Aim of the exercise → Print exactly the lines from the first one down to the line that contains "bot_y_span = (-3, 3)", both included, and skip the pictures.

BEGIN Material

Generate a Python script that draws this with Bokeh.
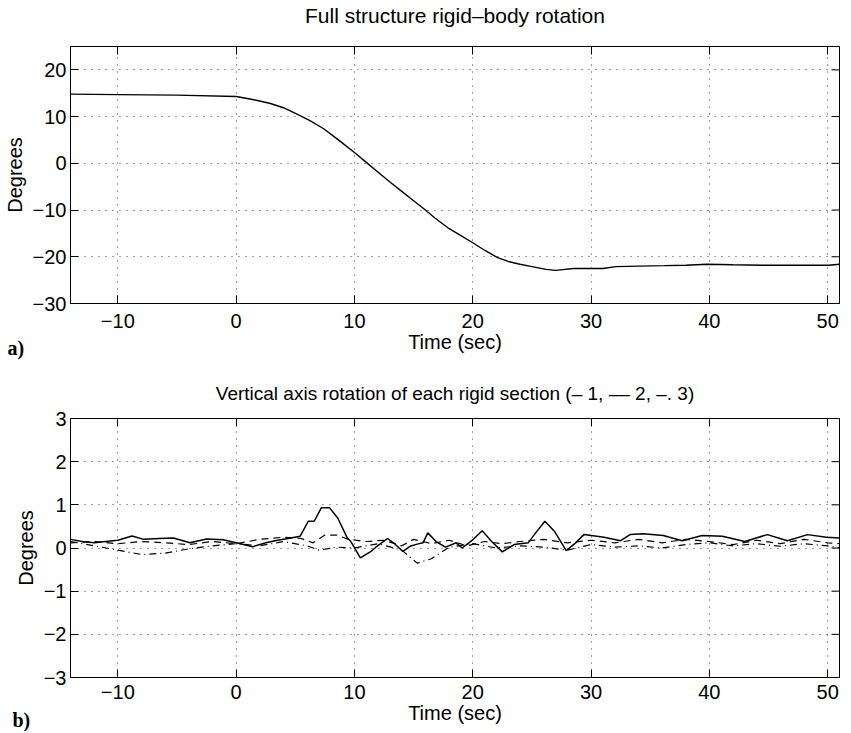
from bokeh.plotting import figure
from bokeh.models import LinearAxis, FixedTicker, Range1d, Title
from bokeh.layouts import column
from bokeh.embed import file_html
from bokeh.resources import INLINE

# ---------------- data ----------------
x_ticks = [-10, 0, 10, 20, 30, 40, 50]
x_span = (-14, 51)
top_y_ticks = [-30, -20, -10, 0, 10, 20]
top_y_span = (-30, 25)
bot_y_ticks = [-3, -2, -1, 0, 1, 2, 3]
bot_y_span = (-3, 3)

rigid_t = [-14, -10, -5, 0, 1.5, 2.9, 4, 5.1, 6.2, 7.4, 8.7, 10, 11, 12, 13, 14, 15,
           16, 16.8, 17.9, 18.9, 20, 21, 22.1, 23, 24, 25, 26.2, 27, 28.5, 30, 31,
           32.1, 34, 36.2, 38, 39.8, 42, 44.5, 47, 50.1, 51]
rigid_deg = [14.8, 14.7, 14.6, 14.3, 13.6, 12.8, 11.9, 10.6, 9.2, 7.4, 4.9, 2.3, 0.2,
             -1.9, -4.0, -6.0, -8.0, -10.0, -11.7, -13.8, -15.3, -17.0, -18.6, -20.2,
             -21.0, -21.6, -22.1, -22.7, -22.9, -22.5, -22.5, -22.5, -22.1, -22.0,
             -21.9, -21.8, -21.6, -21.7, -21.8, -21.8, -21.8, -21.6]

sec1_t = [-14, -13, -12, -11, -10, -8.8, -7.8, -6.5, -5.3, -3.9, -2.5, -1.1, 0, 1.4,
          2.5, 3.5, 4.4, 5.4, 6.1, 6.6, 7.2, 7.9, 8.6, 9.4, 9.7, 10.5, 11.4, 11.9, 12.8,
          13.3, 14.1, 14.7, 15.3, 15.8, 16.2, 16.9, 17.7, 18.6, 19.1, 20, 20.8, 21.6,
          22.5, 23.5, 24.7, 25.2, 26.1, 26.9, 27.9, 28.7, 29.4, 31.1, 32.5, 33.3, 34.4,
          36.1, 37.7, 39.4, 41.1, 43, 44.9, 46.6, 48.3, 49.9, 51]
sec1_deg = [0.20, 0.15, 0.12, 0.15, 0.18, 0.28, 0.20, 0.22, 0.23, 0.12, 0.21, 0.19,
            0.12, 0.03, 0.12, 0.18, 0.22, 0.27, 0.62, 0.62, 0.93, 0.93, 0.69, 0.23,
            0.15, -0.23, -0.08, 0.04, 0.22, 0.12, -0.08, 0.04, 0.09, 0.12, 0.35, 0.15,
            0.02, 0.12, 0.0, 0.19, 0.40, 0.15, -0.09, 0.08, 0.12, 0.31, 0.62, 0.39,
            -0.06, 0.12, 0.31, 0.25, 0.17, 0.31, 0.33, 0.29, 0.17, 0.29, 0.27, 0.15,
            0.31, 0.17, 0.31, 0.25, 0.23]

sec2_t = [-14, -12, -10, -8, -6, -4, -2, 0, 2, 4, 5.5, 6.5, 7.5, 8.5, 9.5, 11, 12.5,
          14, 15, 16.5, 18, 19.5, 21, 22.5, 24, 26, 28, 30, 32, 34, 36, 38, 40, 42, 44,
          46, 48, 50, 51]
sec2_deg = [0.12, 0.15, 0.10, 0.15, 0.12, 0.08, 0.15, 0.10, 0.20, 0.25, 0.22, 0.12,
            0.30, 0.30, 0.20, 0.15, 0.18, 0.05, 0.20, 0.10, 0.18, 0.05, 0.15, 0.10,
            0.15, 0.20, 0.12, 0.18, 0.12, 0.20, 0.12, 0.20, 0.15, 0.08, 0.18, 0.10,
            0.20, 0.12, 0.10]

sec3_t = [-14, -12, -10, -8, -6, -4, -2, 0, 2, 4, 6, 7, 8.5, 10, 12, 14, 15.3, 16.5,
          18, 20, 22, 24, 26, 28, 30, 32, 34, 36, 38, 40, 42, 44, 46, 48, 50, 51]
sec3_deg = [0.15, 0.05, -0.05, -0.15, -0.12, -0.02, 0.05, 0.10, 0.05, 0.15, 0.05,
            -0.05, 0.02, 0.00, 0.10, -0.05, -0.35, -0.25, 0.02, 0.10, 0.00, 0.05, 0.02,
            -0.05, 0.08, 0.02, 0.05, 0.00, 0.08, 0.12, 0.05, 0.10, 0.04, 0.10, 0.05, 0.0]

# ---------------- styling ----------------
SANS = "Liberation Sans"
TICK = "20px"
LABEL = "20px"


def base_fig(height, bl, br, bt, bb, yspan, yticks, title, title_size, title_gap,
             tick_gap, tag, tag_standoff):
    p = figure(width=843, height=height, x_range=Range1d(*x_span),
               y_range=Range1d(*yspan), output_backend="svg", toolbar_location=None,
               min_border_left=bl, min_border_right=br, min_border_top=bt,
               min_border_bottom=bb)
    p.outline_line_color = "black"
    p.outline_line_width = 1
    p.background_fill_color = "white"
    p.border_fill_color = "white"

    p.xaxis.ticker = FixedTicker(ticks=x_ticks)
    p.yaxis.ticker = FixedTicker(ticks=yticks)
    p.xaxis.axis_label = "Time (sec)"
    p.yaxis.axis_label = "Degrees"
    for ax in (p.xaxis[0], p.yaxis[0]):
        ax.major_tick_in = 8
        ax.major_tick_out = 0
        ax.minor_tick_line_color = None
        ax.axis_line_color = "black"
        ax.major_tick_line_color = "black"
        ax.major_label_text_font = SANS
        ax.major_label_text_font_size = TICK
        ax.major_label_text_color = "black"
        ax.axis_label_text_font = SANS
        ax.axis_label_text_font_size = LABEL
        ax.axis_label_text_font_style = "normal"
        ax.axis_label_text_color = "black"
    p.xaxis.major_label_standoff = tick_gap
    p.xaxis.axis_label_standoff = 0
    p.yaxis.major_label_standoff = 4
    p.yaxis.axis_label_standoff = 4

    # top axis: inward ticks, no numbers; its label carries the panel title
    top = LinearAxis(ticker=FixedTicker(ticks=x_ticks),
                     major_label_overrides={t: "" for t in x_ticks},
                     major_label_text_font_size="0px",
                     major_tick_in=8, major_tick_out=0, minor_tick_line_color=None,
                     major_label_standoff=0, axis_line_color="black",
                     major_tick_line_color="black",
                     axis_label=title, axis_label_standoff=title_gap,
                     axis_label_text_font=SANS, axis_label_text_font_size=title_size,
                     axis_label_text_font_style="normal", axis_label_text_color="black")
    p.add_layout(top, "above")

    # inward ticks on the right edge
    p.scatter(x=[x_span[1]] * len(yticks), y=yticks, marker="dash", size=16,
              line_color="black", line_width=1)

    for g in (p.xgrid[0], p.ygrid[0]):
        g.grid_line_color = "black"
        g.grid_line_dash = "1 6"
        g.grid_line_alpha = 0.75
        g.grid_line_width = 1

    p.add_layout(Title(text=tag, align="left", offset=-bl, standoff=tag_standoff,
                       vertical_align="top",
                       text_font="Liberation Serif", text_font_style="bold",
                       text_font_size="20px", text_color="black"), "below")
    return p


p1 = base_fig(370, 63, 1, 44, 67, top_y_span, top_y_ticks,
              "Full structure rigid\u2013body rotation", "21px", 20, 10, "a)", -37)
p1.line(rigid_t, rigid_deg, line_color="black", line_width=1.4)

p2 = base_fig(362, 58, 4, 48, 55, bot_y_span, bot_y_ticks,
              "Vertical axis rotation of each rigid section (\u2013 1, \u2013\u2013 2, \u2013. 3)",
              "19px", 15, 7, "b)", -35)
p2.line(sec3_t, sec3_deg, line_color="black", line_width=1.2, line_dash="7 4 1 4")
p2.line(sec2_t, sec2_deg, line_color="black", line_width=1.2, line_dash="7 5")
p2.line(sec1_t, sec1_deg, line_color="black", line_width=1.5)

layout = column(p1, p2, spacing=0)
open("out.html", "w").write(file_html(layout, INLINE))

END Material

Answer for this exercise →
Generate a Python script that draws this with Bokeh.
from bokeh.plotting import figure
from bokeh.models import LinearAxis, FixedTicker, Range1d, Title
from bokeh.layouts import column
from bokeh.embed import file_html
from bokeh.resources import INLINE

# ---------------- data ----------------
x_ticks = [-10, 0, 10, 20, 30, 40, 50]
x_span = (-14, 51)
top_y_ticks = [-30, -20, -10, 0, 10, 20]
top_y_span = (-30, 25)
bot_y_ticks = [-3, -2, -1, 0, 1, 2, 3]
bot_y_span = (-3, 3)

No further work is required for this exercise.